We now illustrate the GLM analysis based on the missing data situation - one observation missing (Batch 4, pressure 2 data point removed). The least squares means as you can see (below) are slightly different, for pressure 8700. What you also want to notice is the standard error of these means, i.e., the S.E., for the second treatment is slightly larger. The fact that you are missing a point is reflected in the estimate of error. You do not have as many data points on that particular treatment.

Results for: Ex4-1miss.MTW

General Linear Model: Yield versus, Batch, Pressure

Factor Type Levels Values
Batch fixed 6 1, 2, 3, 4, 5, 6
Pressure fixed 4 8500, 8700, 8900, 9100
Analysis of variance for Yield, using Adjusted SS for Tests
Source DF Seq SS Adj SS Adj MS F P
Batch 5 190.119 189.522 37.904 5.22 0.007
Pressure 3 163.398 163.398 54.466 7.50 0.003
Error 14 101.696 101.696 7.264    
Total 22 455.213        
S = 2.69518 R-Sq = 77.66% R-Sq(adj) =64.99%
Least Squares Means for Yield
Pressure Mean SE Mean
8500 92.82 1.100
8700 91.08 1.238
8900 88.92 1.100
9100 85.77 1.100

The overall results are similar. We have only lost one point and our hypothesis test is still significant, with a p-value of 0.003 rather than 0.002.

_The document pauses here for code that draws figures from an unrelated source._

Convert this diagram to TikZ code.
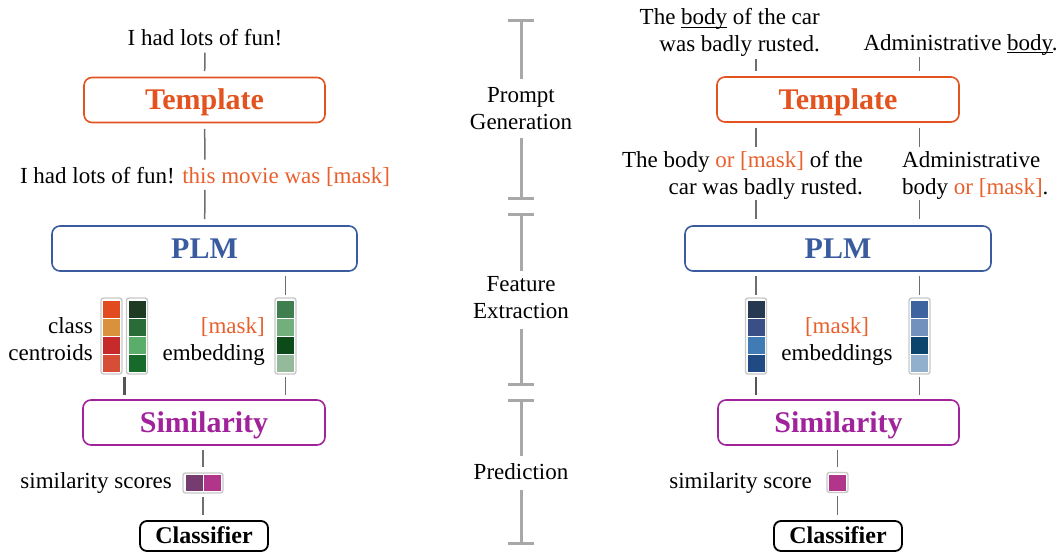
\documentclass[tikz,border=0pt]{standalone}
\usepackage{fontspec}
\setmainfont{Liberation Serif}
\usetikzlibrary{calc}
\definecolor{tplorange}{HTML}{E2531F}
\definecolor{maskorange}{HTML}{E8602C}
\definecolor{plmblue}{HTML}{3A5C9E}
\definecolor{simpurple}{HTML}{A0239B}
\definecolor{connGray}{HTML}{6E6E6E}
\definecolor{connDark}{HTML}{555555}
\definecolor{tlGray}{HTML}{A8A8A8}
\definecolor{frameGray}{HTML}{C8C8C8}
\definecolor{ca1}{HTML}{E24B1F}\definecolor{ca2}{HTML}{D9913B}\definecolor{ca3}{HTML}{C72A2B}\definecolor{ca4}{HTML}{D74E36}
\definecolor{cb1}{HTML}{1F3A23}\definecolor{cb2}{HTML}{2A6C37}\definecolor{cb3}{HTML}{5AAE69}\definecolor{cb4}{HTML}{176B2A}
\definecolor{ce1}{HTML}{3F7F4F}\definecolor{ce2}{HTML}{73AE7D}\definecolor{ce3}{HTML}{0D4A19}\definecolor{ce4}{HTML}{95BA9B}
\definecolor{cr1}{HTML}{253A51}\definecolor{cr2}{HTML}{3A4F86}\definecolor{cr3}{HTML}{407BB5}\definecolor{cr4}{HTML}{1F4A84}
\definecolor{cs1}{HTML}{3E64A0}\definecolor{cs2}{HTML}{7391BD}\definecolor{cs3}{HTML}{0B456E}\definecolor{cs4}{HTML}{90B0CE}
\definecolor{sc1}{HTML}{773C6F}\definecolor{sc2}{HTML}{B1358A}
\newcommand{\ulbody}[1]{\setbox0\hbox{#1}\rlap{\rule[-3.2pt]{\wd0}{0.9pt}}#1}
\newcommand{\vecfour}[6]{%
  \node[vecbox, minimum width=21pt, minimum height=76pt] (#1) at #2 {};
  \fill[#3] ([shift={(-8.5,-35.5)}]#1.center) rectangle ++(17,17);
  \fill[#4] ([shift={(-8.5,-17.5)}]#1.center) rectangle ++(17,17);
  \fill[#5] ([shift={(-8.5,0.5)}]#1.center) rectangle ++(17,17);
  \fill[#6] ([shift={(-8.5,18.5)}]#1.center) rectangle ++(17,17);
}
\tikzset{
  txt/.style={inner sep=0pt, font=\fontsize{23}{27}\selectfont},
  titlebox/.style={draw=#1, text=#1, line width=1.6pt, rounded corners=8pt,
    minimum height=45pt, inner sep=0pt, font=\fontsize{30}{36}\selectfont\bfseries,
    text height=19.8pt, text depth=0.6pt},
  clsbox/.style={draw=black, line width=1.8pt, rounded corners=7pt, minimum width=128pt,
    minimum height=30pt, inner sep=0pt, font=\fontsize{24}{28}\selectfont\bfseries,
    text height=15.8pt, text depth=0.5pt},
  vecbox/.style={draw=frameGray, fill=white, line width=1.4pt, rounded corners=2.5pt, inner sep=0pt},
  conn/.style={draw=connGray, line width=1.5pt, shorten <=4pt, shorten >=4pt},
  connthick/.style={conn, draw=connDark, line width=2.8pt},
  tl/.style={draw=tlGray, line width=3pt},
}
\begin{document}
\begin{tikzpicture}[x=1pt, y=-1pt]
\useasboundingbox (0,0) rectangle (1062,552);

% ---------- left column ----------
\node[txt, anchor=base] (inL) at (205,45) {I had lots of fun!};
\node[titlebox=tplorange, minimum width=241pt] (tmplL) at (204.5,100) {Template};
\node[txt, anchor=base] (promptL) at (205,183) {I had lots of fun! \textcolor{maskorange}{this movie was [mask]}};
\node[titlebox=plmblue, minimum width=305pt] (plmL) at (204.5,248.5) {PLM};
\vecfour{v1}{(111.5,336)}{ca1}{ca2}{ca3}{ca4}
\vecfour{v2}{(137,336)}{cb1}{cb2}{cb3}{cb4}
\vecfour{emb}{(285.5,336)}{ce1}{ce2}{ce3}{ce4}
\node[txt, align=right, anchor=north east] (ccL) at (93,317.3) {class\\centroids};
\node[txt, align=right, anchor=north east] (embL) at (265,317.4) {\textcolor{maskorange}{[mask]}\\embedding};
\node[titlebox=simpurple, minimum width=242pt] (simL) at (204,422.5) {Similarity};
\node[vecbox, minimum width=40pt, minimum height=20pt] (scL) at (203,483) {};
\fill[sc1] ([shift={(-17.5,-8)}]scL.center) rectangle ++(17,16);
\fill[sc2] ([shift={(0.5,-8)}]scL.center) rectangle ++(17,16);
\node[txt, anchor=base east] (sslL) at (172,488) {similarity scores};
\node[clsbox] (clsL) at (204,536) {Classifier};
\coordinate (cc) at ($(v1.south)!0.5!(v2.south)$);

\draw[conn, shorten <=7pt, shorten >=5.5pt] (inL) -- (tmplL);
\draw[conn, shorten <=5.5pt, shorten >=7pt] (tmplL) -- (promptL);
\draw[conn, shorten <=3.5pt, shorten >=6pt] (promptL) -- (plmL);
\draw[conn, shorten >=2pt] (emb |- plmL.south) -- (emb);
\draw[connthick, shorten <=2pt] (cc) -- (cc |- simL.north);
\draw[conn, shorten <=2pt] (emb) -- (emb |- simL.north);
\draw[conn, shorten >=5pt] (simL.south -| scL) -- (scL);
\draw[conn, shorten <=3pt, shorten >=5pt] (scL) -- (clsL.north -| scL);

% ---------- middle timeline ----------
\coordinate (t1a) at (521,20);  \coordinate (t1b) at (521,198);
\coordinate (t2a) at (521,214); \coordinate (t2b) at (521,384);
\coordinate (t3a) at (521,400); \coordinate (t3b) at (521,543);
\node[txt, align=center] (ph1) at (521,108.5) {Prompt\\Generation};
\node[txt, align=center] (ph2) at (521,298) {Feature\\Extraction};
\node[txt, align=center] (ph3) at (521,472) {Prediction};
\foreach \t in {t1a,t1b,t2a,t2b,t3a,t3b}{
  \draw[tl] ([xshift=-13pt]\t) -- ([xshift=13pt]\t);
}
\draw[tl, shorten >=8pt] (t1a) -- (ph1);
\draw[tl, shorten <=8pt] (ph1) -- (t1b);
\draw[tl, shorten >=6pt] (t2a) -- (ph2);
\draw[tl, shorten <=10pt] (ph2) -- (t2b);
\draw[tl, shorten >=8pt] (t3a) -- (ph3);
\draw[tl, shorten <=10pt] (ph3) -- (t3b);

% ---------- right column ----------
\node[txt, align=right, anchor=north east] (inR1) at (820,8.3) {The \ulbody{body} of the car\\was badly rusted.};
\node[txt, anchor=base] (inR2) at (960.5,50) {Administrative \ulbody{body}.};
\node[titlebox=tplorange, minimum width=242pt] (tmplR) at (838,99.5) {Template};
\node[txt, align=right, anchor=north east] (prR1) at (863,151.3) {The body \textcolor{maskorange}{or [mask]} of the\\car was badly rusted.};
\node[txt, align=left, anchor=north west] (prR2) at (902,151.3) {Administrative\\body \textcolor{maskorange}{or [mask]}.};
\node[titlebox=plmblue, minimum width=306pt] (plmR) at (838,248.5) {PLM};
\vecfour{r1}{(756,336)}{cr1}{cr2}{cr3}{cr4}
\vecfour{r2}{(919.5,336)}{cs1}{cs2}{cs3}{cs4}
\node[txt, align=center, anchor=north] (embR) at (837,317.4) {\textcolor{maskorange}{[mask]}\\embeddings};
\node[titlebox=simpurple, minimum width=241pt] (simR) at (838.5,422.5) {Similarity};
\node[vecbox, minimum width=21pt, minimum height=20pt] (scR) at (837.5,482.5) {};
\fill[sc2] ([shift={(-8.5,-8)}]scR.center) rectangle ++(17,16);
\node[txt, anchor=base east] (sslR) at (812,488) {similarity score};
\node[clsbox] (clsR) at (838,536) {Classifier};

\draw[conn, shorten <=2pt, shorten >=5pt] (inR1.south -| r1) -- (tmplR.north -| r1);
\draw[conn, shorten <=2pt, shorten >=5pt] (inR2.south -| r2) -- (tmplR.north -| r2);
\draw[conn, shorten <=5.5pt, shorten >=4pt] (tmplR.south -| r1) -- (prR1.north -| r1);
\draw[conn, shorten <=5.5pt, shorten >=4pt] (tmplR.south -| r2) -- (prR2.north -| r2);
\draw[conn, shorten <=0pt, shorten >=6pt] (prR1.south -| r1) -- (plmR.north -| r1);
\draw[conn, shorten <=0pt, shorten >=6pt] (prR2.south -| r2) -- (plmR.north -| r2);
\draw[conn, shorten >=2pt] (plmR.south -| r1) -- (r1);
\draw[conn, shorten >=2pt] (plmR.south -| r2) -- (r2);
\draw[connthick, shorten <=2pt] (r1) -- (simR.north -| r1);
\draw[conn, shorten <=2pt] (r2) -- (simR.north -| r2);
\draw[conn, shorten >=5pt] (simR.south -| scR) -- (scR);
\draw[conn, shorten <=3pt, shorten >=5pt] (scR) -- (clsR.north -| scR);
\end{tikzpicture}
\end{document}
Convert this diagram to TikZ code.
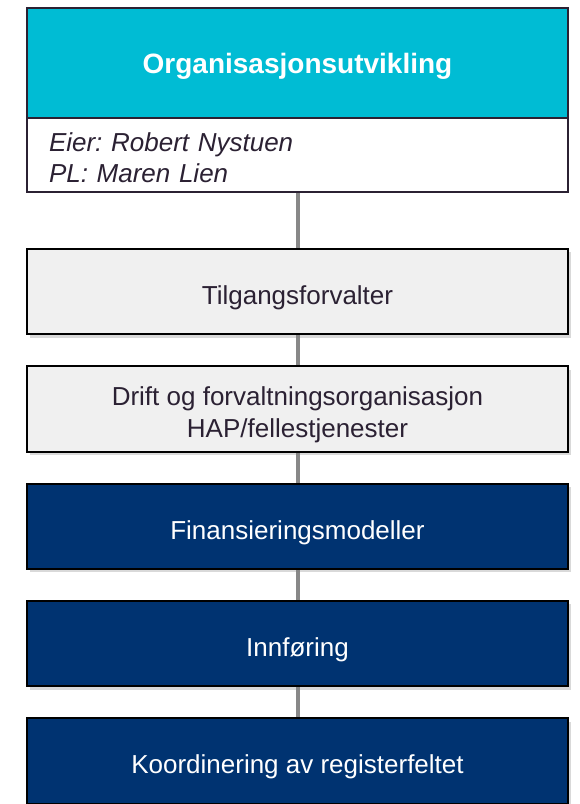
\documentclass[tikz,border=0pt]{standalone}
\usepackage{fontspec}
\setmainfont{Liberation Sans}
\frenchspacing
\usetikzlibrary{positioning,shadows,backgrounds}
\definecolor{headcyan}{HTML}{00BCD4}
\definecolor{navy}{HTML}{003371}
\definecolor{boxgray}{HTML}{F0F0F0}
\definecolor{inkdark}{HTML}{2B2133}
\definecolor{linkgray}{HTML}{888888}

\begin{document}
\begin{tikzpicture}[
  x=0.75pt, y=-0.75pt,
  every node/.style={font=\fontsize{19.5}{24}\selectfont},
  wide/.style={rectangle,minimum width=405.75pt,inner sep=0pt,outer sep=0pt,
    align=center,text depth=0pt},
  head/.style={wide,draw=inkdark,line width=1.5pt,fill=headcyan,minimum height=82.5pt,
    text=white,font=\bfseries\fontsize{21}{25}\selectfont},
  info/.style={wide,draw=inkdark,line width=1.5pt,fill=white,minimum height=55.5pt,
    align=left,text width=372.75pt,inner xsep=16.5pt,text=inkdark,text depth=18.75pt,
    font=\itshape\fontsize{19.5}{23.25}\selectfont},
  stage/.style={wide,draw=black,line width=1.5pt,minimum height=64pt,text height=19pt,
    drop shadow={shadow xshift=2pt,shadow yshift=-2.5pt,opacity=.3}},
  light/.style={stage,fill=boxgray,text=inkdark},
  dark/.style={stage,fill=navy,text=white},
  link/.style={linkgray,line width=3pt}
]
\useasboundingbox (0,0) rectangle (579,804);
\node[head,anchor=north west] (head) at (27,8) {Organisasjonsutvikling};
\node[info,below=0pt of head] (info) {Eier: Robert Nystuen\\PL: Maren Lien};
\node[light,below=42.75pt of info] (tilg) {Tilgangsforvalter};
\node[light,below=24pt of tilg,text height=43pt] (drift)
 {Drift og forvaltningsorganisasjon\\HAP/fellestjenester};
\node[dark,below=24pt of drift] (finans) {Finansieringsmodeller};
\node[dark,below=24pt of finans] (innf) {Innføring};
\node[dark,below=24pt of innf] (koord) {Koordinering av registerfeltet};
\begin{scope}[on background layer]
\foreach \a/\b in {info/tilg,tilg/drift,drift/finans,finans/innf,innf/koord}
  \draw[link] (\a.south) -- (\b.north);
\end{scope}
\end{tikzpicture}
\end{document}
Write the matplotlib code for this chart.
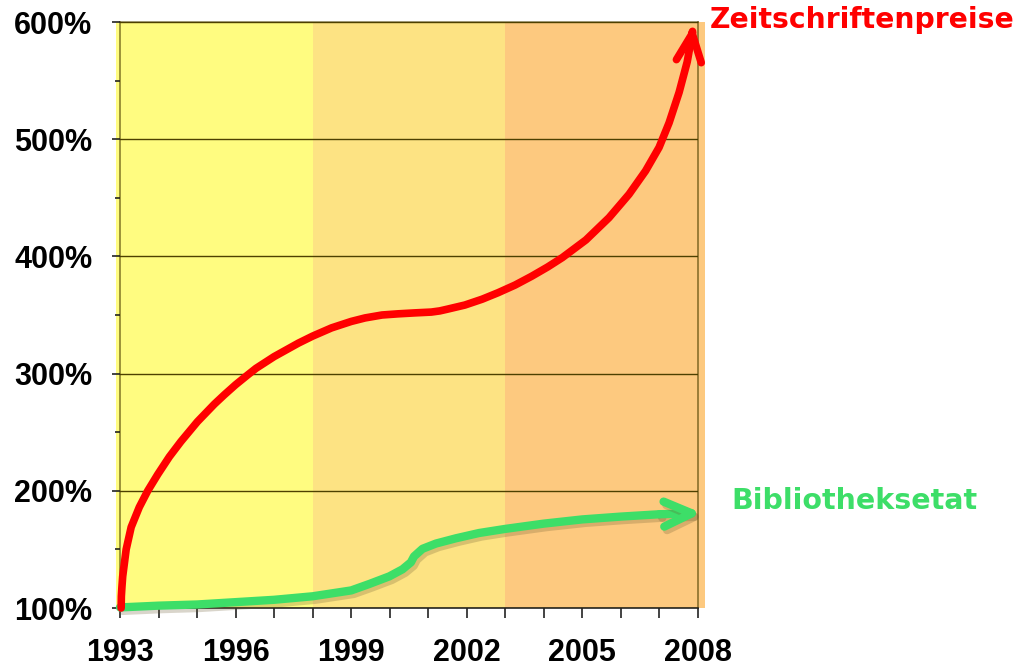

Here is a plot of the least squares means for Yield with all of the observations included.

plot

Here is a plot of the least squares means for Yield with the missing data, not very different.

plot

Again, for any unbalanced data situation, we will use the GLM. For most of our examples, GLM will be a useful tool for analyzing and getting the analysis of variance summary table. Even if you are unsure whether your data are orthogonal, one way to check if you simply made a mistake in entering your data is by checking whether the sequential sums of squares agree with the adjusted sums of squares.